We all know that nothing is truly private on social media. Whether we are browsing on our desktop, tapping through our iPad or scrolling through our smartphone while out on the town, online tracking and targeted ad campaigns used to "enhance" the user experience by keeping track of our daily lives have scored pretty high on the creep-o-meter.

Now, a Danish developer has created a way to track your Facebook friends' sleeping patterns based on time stamps that Facebook stores on users of its site and messenger app.

Coding a simple program that gathers digital IDs and their "last active" receipts, Søren Louv-Jansen's program can create a creepily accurate profile of friend's sleeping habits. He also published the source code on GitHub – a popular code-sharing and management service for developers – and explains how it works on Medium.

With a Facebook friend's location and "last active" stamp readily available, Louv-Jansen's program checks Facebook every 10 minutes to get a picture of who is and isn't online on the social network. The data collected can then be mapped and analysed to create a profile of one's sleep patterns.

"Many people visit Facebook as the first thing in the morning and the last thing before going to bed," Louv-Jansen wrote on Medium. "It is therefore possible to get a good impression of their sleeping habits (or lack thereof)."

Although the program works best for frequent users, he told The Washington Post, the tool worked "extremely well" on about 30% of his friends, and "somewhat effectively" on the remaining 70%.

"Everybody I've shown this to have been equally fascinated and outraged by the accuracy with which it predicts their sleep habits," he wrote. "In this digital world we leave footprints where we go, and when we do it, without even thinking about it.
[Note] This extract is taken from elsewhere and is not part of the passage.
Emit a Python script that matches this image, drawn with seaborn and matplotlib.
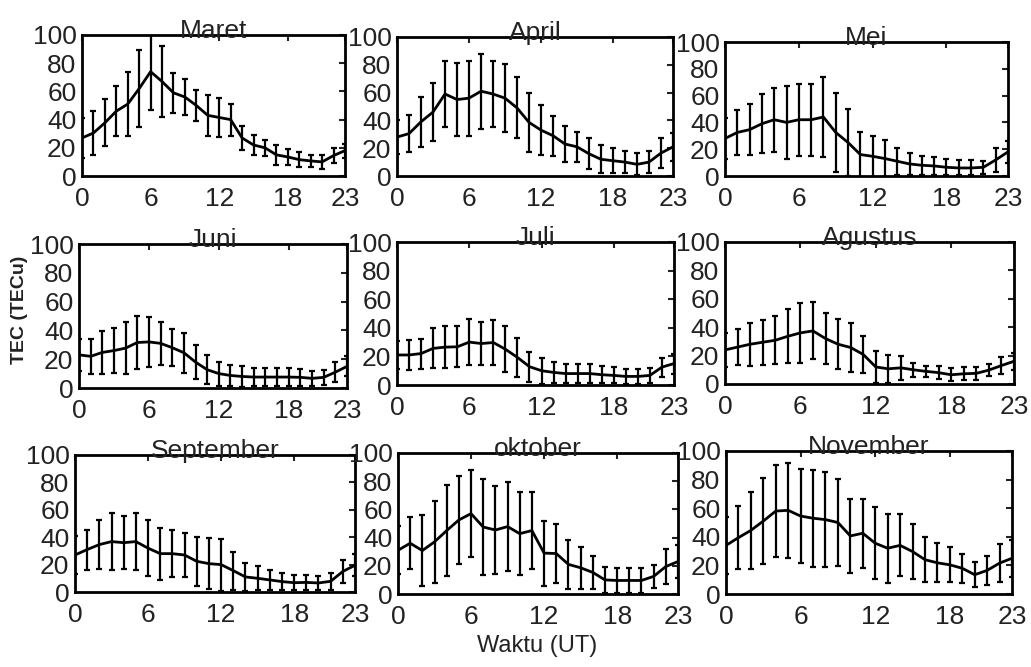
import numpy as np
import pandas as pd
import matplotlib
matplotlib.use("Agg")
import matplotlib.pyplot as plt
import seaborn as sns

hours = list(range(24))
months = ["Maret", "April", "Mei", "Juni", "Juli", "Agustus", "September", "oktober", "November"]

maret_mean = [27, 30.5, 37.7, 46, 51, 62, 74, 67, 59, 56, 50, 43, 41.5, 40, 27, 22, 20, 15, 13.5, 11.6, 10.7, 10, 14.5, 18]
maret_std = [14, 15.8, 16.6, 17.8, 22.9, 27.5, 27, 24.9, 14.2, 12.7, 10.9, 14.6, 13.6, 11.4, 8.3, 7.1, 5.6, 7.1, 5.9, 5.3, 4.1, 4.7, 5.6, 5]

april_mean = [28, 30.5, 39, 46, 59, 55, 56, 61, 59, 56, 49, 38.6, 33, 29, 23, 21, 16, 12, 11, 10, 8.4, 10, 16.5, 21]
april_std = [12, 13.2, 18, 21, 24, 26, 27, 27, 24, 24.6, 22, 21, 18, 14.4, 13, 11, 11, 10, 9, 8, 8, 8, 11, 10]

mei_mean = [28, 32.5, 34.6, 39, 42, 40, 42, 42, 44, 32.5, 25, 16, 14.7, 13, 11, 9, 8, 7.5, 6.5, 6, 6, 6.5, 12, 18]
mei_std = [15, 17, 19, 22, 24, 27, 27, 27, 30, 29.5, 25, 17, 15.5, 14, 10, 8, 7, 7, 6, 5.6, 5.6, 5, 8.7, 8]

juni_mean = [23, 22, 24.7, 26, 27.7, 31.6, 32, 31, 28, 24.5, 18, 12.7, 10, 8.7, 8, 7.6, 7.6, 7.6, 7.6, 7.4, 6.7, 7.4, 11, 15]
juni_std = [11, 12, 14.7, 15.6, 17.8, 18.5, 17.3, 15, 13, 14, 12, 10, 8.4, 7.5, 7, 6.3, 6.3, 6.3, 6.3, 5.8, 5, 5, 7, 7]

juli_mean = [21, 21, 22, 25.6, 26.5, 26.7, 30, 29, 29.7, 25, 19.3, 12.8, 10, 8.8, 8, 8, 8, 7.2, 6.7, 6, 6, 6.7, 12.5, 15]
juli_std = [10, 10.7, 10.5, 14, 14.8, 14.4, 16, 15, 15.7, 16, 13.4, 10.5, 9, 7.6, 6.7, 6.7, 6.7, 6, 5.6, 5, 5, 5, 6.7, 7]

agustus_mean = [24, 26, 28, 29.4, 30.8, 33.6, 36, 37.4, 32, 28, 25.7, 20.8, 12, 10.7, 11.4, 10, 8.9, 8, 6.5, 7.2, 7.5, 9.8, 13, 16]
agustus_std = [12, 12.5, 15, 16, 17, 19, 21, 20, 18, 17.5, 17.5, 13, 11, 10, 8.4, 5, 4, 4.7, 4.7, 4.5, 4.5, 4, 6, 6]

september_mean = [27, 31, 34.6, 36.8, 36, 36.8, 32, 28, 28, 27, 22.4, 20.7, 20, 15.6, 11, 10, 8.8, 7.6, 6.8, 7, 6.6, 7.8, 15, 19.5]
september_std = [14, 14.6, 18, 20.5, 19.5, 20.5, 20.5, 19, 17, 16, 18, 18.5, 19, 13.8, 10, 8.8, 7.5, 6.3, 5.5, 5.2, 4.9, 6, 8.5, 8]

oktober_mean = [31, 36, 30.8, 37, 45, 52.5, 57, 47.5, 45.4, 47.8, 42.8, 45, 29, 28.7, 21, 18.6, 15.3, 10, 9.6, 9.6, 9.6, 12.5, 19.5, 23]
oktober_std = [17, 18.6, 25, 29, 32, 31, 30.6, 34, 31, 31.8, 29.6, 27, 23, 21, 17.4, 15, 11.8, 9.4, 8.8, 8.8, 8.8, 8.2, 12.7, 12]

november_mean = [34, 39.4, 44.5, 51, 58, 58.5, 54.5, 53, 52, 50, 40.6, 42.5, 35.5, 32, 34, 29.7, 24, 21.8, 20.4, 18, 13.5, 16.5, 21.6, 25]
november_std = [20, 22, 27, 29.8, 32, 33, 33, 34, 33, 30.5, 26, 24, 25, 24, 21.6, 19, 15.8, 13.7, 12.3, 10, 8.6, 9.9, 13.5, 13]

means = [maret_mean, april_mean, mei_mean, juni_mean, juli_mean, agustus_mean,
         september_mean, oktober_mean, november_mean]
stds = [maret_std, april_std, mei_std, juni_std, juli_std, agustus_std,
        september_std, oktober_std, november_std]

xticks = [0, 6, 12, 18, 23]
yticks = [0, 20, 40, 60, 80, 100]

sns.set_theme(style="white")
plt.rcParams['font.family'] = ["Liberation Sans", "DejaVu Sans"]

W, H = 1031, 667
fig = plt.figure(figsize=(W / 100, H / 100), dpi=100)

# axes boxes in pixel coordinates: left, top, right, bottom
boxes = [(82, 35, 345, 176), (397, 37, 673, 176), (725, 42, 1008, 176),
         (79, 244, 347, 388), (397, 242, 674, 385), (725, 242, 1014, 384),
         (75, 455, 355, 592), (398, 453, 678, 594), (726, 451, 1012, 594)]

for i, (name, m, s) in enumerate(zip(months, means, stds)):
    l, t, r, b = boxes[i]
    ax = fig.add_axes([l / W, 1 - b / H, (r - l) / W, (b - t) / H])
    df = pd.DataFrame({"hour": hours, "TEC": m, "std": s})
    ax.errorbar(df["hour"], df["TEC"], yerr=df["std"], fmt="none", ecolor="black",
                elinewidth=1.6, capsize=2.5, capthick=1.6, zorder=2)
    sns.lineplot(data=df, x="hour", y="TEC", ax=ax, color="black", linewidth=2.0,
                 errorbar=None, zorder=3)
    ax.set_xlim(0, 23)
    ax.set_ylim(0, 100)
    ax.set_xticks(xticks)
    ax.set_yticks(yticks)
    ax.set_xlabel("")
    ax.set_ylabel("")
    ax.tick_params(direction="in", top=True, right=True, length=4, width=1.5,
                   labelsize=19, colors="#222222")
    ax.tick_params(axis="x", pad=8)
    ax.tick_params(axis="y", pad=4)
    for sp in ax.spines.values():
        sp.set_visible(True)
        sp.set_linewidth(2.0)
        sp.set_color("black")
    ax.set_title(name, fontsize=19, pad=-2, color="#222222")

fig.text(20 / W, 1 - 310 / H, "TEC (TECu)", rotation=90, ha="center", va="center",
         fontsize=14, color="#222222", fontweight="bold")
fig.text(537 / W, 1 - 646 / H, "Waktu (UT)", ha="center", va="center",
         fontsize=17, color="#222222")

fig.savefig("out.png", dpi=100)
Facebook might block this little "hack", so your friends no longer can track you, but Facebook will always be able to do their own data analysis, which is undoubtedly way better than what I've come up with. They are likely using this data for profiling, and creating more user-specific ads."

Having worked on the project for five to six months before launching it in December, Louv-Jansen told The Post that he received a notice from Facebook in February saying the use of his program violated the social network's terms of service. Although the Dane has stopped using the program himself, he has refused to remove the code source from GitHub.

"My point was not to spy on my friends," Soren Louv-Jansen said. "I want people to be aware that they're leaving some digital footsteps everywhere they go."

In a statement to ABC News, Facebook said "our terms prohibit collecting people's content or information or otherwise accessing Messenger using automated means without our prior permission.

"This integration violates those terms – as the developer alluded to in his post – and we've reached out to the developer to ask him to take it down. Messenger cares deeply about protecting people's privacy," the statement continued. "That's why only people you're Facebook friends with, have added as a Messenger contact or who you've messaged before can see when you were last active."

Coincidently, this isn't the first time a developer has used a Facebook hack to track Facebook friends' activity.

Inspired by the magical location-tracking map in JK Rowling's Harry Potter, a Harvard student developer created a Google Chrome extension called Marauder's Map that could track his Facebook friends' locations in 2015. Facebook revoked his summer internship with the social network three days after Marauder's Map was launched because he violated the Facebook user agreement.

"I decided to write this extension because we are constantly being told how we are losing privacy with the increasing digitisation of our lives," Khanna wrote in his own post. "However, the consequences never seem tangible... With this code you can see for yourself the potentially invasive usage of the information you share, and decide for yourself if this is something you should worry about."